=== EXTRACTED MATERIAL ===

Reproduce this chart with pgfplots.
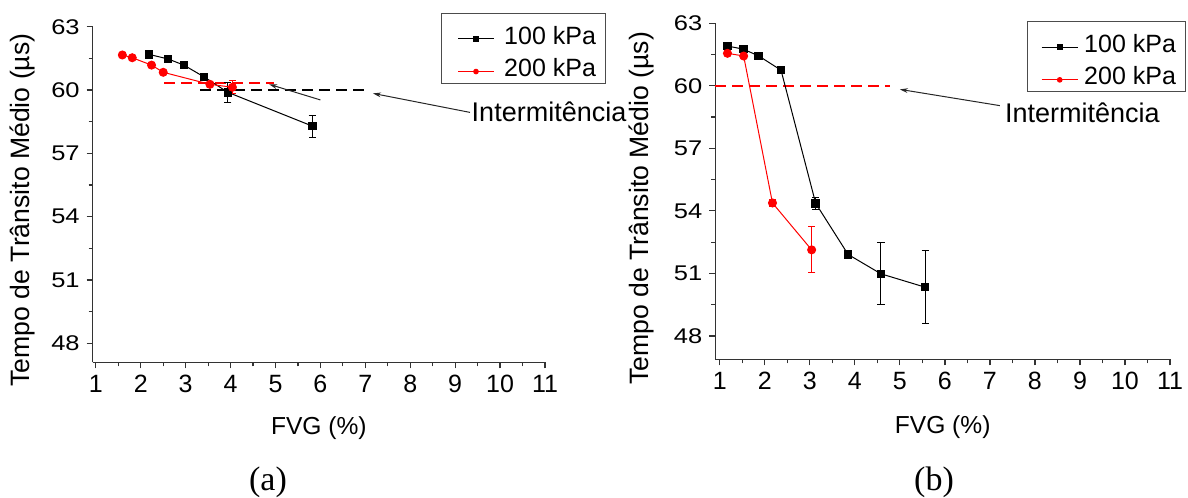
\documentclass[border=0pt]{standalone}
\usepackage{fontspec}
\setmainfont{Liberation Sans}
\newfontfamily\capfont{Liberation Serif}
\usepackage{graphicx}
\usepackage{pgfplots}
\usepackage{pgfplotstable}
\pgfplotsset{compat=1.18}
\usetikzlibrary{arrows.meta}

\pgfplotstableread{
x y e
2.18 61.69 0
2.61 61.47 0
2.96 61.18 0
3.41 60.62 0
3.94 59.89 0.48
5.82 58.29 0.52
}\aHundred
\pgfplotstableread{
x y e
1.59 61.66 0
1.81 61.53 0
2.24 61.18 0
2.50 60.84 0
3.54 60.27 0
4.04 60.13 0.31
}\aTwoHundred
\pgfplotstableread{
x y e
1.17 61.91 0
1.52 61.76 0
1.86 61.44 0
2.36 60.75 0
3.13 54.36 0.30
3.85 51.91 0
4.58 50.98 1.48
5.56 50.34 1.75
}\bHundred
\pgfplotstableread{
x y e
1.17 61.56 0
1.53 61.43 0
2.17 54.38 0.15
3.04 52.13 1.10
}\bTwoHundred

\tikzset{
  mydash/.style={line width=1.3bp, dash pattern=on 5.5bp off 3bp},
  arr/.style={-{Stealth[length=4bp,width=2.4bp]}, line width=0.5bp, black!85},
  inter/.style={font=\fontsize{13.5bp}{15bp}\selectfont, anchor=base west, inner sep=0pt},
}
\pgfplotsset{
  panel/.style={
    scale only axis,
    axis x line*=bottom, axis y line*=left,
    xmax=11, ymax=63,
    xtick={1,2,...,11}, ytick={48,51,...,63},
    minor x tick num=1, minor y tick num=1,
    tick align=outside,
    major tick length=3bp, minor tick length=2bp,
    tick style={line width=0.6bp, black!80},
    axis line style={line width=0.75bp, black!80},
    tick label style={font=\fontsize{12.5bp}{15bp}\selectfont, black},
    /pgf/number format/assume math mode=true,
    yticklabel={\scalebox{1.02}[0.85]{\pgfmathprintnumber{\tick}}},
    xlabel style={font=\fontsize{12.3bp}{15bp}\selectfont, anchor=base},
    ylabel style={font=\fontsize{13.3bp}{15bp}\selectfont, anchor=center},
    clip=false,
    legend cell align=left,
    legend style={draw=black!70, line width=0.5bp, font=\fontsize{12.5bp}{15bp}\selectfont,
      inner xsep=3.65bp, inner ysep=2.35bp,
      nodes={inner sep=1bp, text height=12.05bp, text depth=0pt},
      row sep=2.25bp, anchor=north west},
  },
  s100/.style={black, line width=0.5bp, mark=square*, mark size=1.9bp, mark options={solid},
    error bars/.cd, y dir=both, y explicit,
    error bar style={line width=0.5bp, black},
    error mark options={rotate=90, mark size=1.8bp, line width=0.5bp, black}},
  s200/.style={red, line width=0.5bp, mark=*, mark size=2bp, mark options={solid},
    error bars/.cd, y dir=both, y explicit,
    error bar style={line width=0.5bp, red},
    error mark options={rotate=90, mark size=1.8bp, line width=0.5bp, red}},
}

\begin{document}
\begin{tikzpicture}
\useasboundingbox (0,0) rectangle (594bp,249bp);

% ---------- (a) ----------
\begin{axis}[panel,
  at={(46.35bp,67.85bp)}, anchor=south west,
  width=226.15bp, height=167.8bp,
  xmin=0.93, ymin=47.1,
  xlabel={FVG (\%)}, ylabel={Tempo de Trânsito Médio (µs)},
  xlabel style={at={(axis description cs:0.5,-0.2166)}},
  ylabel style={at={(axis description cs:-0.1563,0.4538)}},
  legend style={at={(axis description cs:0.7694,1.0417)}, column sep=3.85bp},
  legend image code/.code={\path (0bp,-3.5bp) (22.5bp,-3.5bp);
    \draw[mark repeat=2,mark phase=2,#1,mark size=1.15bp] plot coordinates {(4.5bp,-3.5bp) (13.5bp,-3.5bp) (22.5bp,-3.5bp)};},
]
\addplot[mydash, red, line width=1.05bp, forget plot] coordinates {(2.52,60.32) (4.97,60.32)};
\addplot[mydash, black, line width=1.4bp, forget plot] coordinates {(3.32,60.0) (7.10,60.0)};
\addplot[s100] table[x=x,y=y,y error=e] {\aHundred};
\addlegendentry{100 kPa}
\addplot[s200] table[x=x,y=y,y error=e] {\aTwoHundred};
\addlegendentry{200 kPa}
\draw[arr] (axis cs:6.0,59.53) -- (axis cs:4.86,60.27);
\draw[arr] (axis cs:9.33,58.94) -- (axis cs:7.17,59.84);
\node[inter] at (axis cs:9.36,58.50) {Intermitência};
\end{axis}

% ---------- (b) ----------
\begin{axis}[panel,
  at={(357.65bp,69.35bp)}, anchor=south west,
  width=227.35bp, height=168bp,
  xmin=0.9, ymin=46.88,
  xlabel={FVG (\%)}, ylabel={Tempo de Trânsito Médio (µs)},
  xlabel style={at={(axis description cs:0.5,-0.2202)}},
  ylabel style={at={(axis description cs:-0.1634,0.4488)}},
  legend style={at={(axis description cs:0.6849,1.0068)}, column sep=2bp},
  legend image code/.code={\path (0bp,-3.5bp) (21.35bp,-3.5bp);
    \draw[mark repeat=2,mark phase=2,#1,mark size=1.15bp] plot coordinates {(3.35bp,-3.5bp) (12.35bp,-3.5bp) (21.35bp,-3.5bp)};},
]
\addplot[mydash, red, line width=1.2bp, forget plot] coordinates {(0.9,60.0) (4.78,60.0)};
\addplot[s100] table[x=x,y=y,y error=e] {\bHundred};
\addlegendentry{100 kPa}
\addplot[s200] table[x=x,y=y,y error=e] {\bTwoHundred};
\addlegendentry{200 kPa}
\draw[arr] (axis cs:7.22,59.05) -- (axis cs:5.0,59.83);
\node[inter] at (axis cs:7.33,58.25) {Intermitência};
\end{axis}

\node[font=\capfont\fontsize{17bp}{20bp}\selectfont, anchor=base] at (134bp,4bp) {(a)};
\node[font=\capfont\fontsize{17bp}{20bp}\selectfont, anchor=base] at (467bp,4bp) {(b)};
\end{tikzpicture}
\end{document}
--
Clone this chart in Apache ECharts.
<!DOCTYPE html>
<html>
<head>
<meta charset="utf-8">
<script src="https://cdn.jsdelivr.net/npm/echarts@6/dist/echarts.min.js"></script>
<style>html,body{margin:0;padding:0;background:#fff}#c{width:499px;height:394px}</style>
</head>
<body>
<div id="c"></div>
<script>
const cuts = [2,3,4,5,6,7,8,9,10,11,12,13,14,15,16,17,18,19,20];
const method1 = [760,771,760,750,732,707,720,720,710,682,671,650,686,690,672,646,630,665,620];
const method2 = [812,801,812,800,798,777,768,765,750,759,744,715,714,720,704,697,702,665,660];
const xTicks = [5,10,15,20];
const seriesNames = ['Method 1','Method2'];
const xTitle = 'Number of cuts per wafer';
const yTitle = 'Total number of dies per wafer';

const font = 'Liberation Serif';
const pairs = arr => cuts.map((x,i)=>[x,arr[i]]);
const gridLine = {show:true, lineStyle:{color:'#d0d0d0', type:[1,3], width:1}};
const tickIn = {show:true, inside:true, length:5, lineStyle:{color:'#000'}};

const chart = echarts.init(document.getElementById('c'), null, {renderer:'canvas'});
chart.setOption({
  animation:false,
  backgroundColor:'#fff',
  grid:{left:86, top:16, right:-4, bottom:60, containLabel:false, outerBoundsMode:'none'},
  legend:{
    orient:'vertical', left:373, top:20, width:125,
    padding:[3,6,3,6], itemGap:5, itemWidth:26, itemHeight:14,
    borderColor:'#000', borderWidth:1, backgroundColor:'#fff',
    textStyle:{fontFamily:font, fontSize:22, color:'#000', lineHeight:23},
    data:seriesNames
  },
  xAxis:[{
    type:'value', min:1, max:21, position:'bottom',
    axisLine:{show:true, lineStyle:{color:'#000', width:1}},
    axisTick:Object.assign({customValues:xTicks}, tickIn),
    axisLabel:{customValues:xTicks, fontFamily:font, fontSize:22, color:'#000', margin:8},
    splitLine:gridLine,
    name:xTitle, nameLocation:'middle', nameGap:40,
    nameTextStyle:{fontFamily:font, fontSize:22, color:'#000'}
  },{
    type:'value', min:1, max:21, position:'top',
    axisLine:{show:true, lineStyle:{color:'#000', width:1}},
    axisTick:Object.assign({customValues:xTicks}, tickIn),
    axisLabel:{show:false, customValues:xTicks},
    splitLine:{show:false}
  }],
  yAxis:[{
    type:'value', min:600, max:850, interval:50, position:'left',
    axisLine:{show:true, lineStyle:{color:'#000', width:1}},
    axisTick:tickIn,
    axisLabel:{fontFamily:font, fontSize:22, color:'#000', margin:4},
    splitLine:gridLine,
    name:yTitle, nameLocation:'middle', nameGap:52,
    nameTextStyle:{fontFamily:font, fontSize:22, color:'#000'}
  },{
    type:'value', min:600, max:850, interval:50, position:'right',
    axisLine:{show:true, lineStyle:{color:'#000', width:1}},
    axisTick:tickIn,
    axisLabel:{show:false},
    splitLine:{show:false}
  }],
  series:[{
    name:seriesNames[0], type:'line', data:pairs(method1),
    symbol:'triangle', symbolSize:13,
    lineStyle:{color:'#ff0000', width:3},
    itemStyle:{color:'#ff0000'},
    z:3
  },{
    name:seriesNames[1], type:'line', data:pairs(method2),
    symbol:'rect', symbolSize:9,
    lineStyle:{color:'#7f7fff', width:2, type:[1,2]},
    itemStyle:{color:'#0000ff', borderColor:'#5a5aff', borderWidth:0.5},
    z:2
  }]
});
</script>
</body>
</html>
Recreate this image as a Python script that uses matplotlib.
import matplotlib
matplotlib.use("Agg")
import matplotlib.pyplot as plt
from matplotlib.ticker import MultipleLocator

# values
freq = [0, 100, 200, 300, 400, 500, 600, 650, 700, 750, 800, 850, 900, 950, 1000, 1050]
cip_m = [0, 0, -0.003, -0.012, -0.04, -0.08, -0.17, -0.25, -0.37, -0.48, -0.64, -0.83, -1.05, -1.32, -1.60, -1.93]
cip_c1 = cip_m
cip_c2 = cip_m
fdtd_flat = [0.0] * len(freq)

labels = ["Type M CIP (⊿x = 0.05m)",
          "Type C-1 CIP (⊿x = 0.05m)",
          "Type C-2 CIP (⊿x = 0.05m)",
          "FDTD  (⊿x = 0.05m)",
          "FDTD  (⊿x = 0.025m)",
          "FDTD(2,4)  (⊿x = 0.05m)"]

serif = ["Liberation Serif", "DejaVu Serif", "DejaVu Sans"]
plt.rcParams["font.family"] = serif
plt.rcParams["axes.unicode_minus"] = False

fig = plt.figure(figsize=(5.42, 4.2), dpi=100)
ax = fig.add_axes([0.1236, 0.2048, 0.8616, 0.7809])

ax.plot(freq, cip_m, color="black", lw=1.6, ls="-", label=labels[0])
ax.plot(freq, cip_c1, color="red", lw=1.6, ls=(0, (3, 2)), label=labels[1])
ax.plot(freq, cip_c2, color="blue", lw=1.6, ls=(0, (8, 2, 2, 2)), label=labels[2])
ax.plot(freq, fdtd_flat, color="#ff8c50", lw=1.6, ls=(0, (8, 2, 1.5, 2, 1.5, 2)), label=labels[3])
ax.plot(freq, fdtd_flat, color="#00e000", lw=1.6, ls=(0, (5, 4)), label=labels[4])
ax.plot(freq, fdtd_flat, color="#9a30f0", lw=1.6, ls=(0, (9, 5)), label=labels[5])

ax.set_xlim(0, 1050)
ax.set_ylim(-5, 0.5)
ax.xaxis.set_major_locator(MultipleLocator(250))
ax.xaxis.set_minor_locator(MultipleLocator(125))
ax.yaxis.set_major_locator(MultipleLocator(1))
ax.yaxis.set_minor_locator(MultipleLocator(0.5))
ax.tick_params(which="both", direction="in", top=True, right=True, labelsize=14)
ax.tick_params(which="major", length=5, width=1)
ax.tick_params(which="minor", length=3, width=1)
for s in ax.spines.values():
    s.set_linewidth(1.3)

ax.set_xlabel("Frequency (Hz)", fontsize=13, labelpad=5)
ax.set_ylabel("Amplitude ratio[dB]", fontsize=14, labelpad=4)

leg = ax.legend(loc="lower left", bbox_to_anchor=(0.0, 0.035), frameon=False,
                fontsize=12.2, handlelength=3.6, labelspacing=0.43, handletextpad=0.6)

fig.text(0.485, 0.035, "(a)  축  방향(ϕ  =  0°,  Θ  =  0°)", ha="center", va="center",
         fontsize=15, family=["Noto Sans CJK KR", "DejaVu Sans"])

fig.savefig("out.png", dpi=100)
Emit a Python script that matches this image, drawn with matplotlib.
---
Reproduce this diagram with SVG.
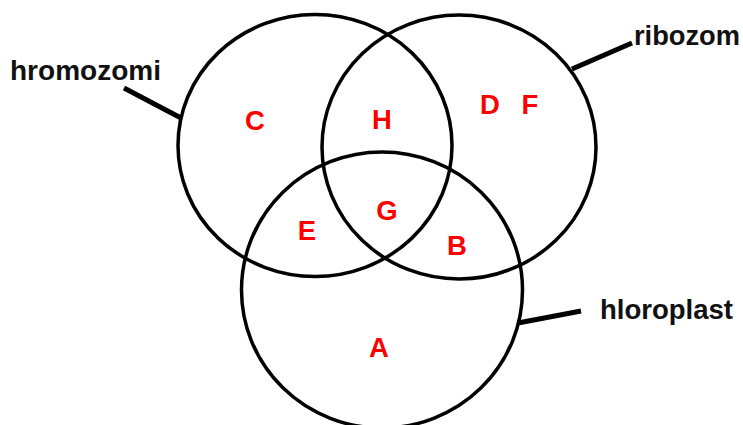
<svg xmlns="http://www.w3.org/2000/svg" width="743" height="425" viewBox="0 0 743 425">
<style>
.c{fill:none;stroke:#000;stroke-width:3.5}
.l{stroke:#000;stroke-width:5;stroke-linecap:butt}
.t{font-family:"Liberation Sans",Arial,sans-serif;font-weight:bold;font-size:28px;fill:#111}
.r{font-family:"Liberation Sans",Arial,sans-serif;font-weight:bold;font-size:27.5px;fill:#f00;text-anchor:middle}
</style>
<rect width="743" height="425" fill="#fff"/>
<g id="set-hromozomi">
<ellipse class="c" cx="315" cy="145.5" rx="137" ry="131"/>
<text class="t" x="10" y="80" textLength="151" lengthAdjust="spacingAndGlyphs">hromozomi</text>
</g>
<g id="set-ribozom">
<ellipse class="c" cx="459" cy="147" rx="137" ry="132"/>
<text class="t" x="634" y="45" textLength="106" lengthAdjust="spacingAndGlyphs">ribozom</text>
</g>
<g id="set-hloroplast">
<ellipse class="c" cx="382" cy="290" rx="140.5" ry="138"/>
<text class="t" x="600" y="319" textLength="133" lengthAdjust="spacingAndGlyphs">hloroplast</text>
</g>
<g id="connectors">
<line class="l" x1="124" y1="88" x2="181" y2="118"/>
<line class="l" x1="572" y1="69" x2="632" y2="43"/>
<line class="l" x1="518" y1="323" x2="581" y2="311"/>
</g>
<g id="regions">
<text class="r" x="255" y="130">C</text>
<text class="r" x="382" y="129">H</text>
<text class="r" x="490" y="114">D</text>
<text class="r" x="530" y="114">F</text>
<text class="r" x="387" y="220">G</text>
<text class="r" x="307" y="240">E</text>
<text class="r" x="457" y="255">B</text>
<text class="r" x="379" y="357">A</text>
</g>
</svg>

=== DIRECTION ===
Extract, word for word, every line beginning with the one that holds "Clone this chart in Apache ECharts." and concluding with the one that holds "const yTitle = 'Total". Include both of those lines.

=== EXERCISE RESPONSE ===
Clone this chart in Apache ECharts.
<!DOCTYPE html>
<html>
<head>
<meta charset="utf-8">
<script src="https://cdn.jsdelivr.net/npm/echarts@6/dist/echarts.min.js"></script>
<style>html,body{margin:0;padding:0;background:#fff}#c{width:499px;height:394px}</style>
</head>
<body>
<div id="c"></div>
<script>
const cuts = [2,3,4,5,6,7,8,9,10,11,12,13,14,15,16,17,18,19,20];
const method1 = [760,771,760,750,732,707,720,720,710,682,671,650,686,690,672,646,630,665,620];
const method2 = [812,801,812,800,798,777,768,765,750,759,744,715,714,720,704,697,702,665,660];
const xTicks = [5,10,15,20];
const seriesNames = ['Method 1','Method2'];
const xTitle = 'Number of cuts per wafer';
const yTitle = 'Total number of dies per wafer';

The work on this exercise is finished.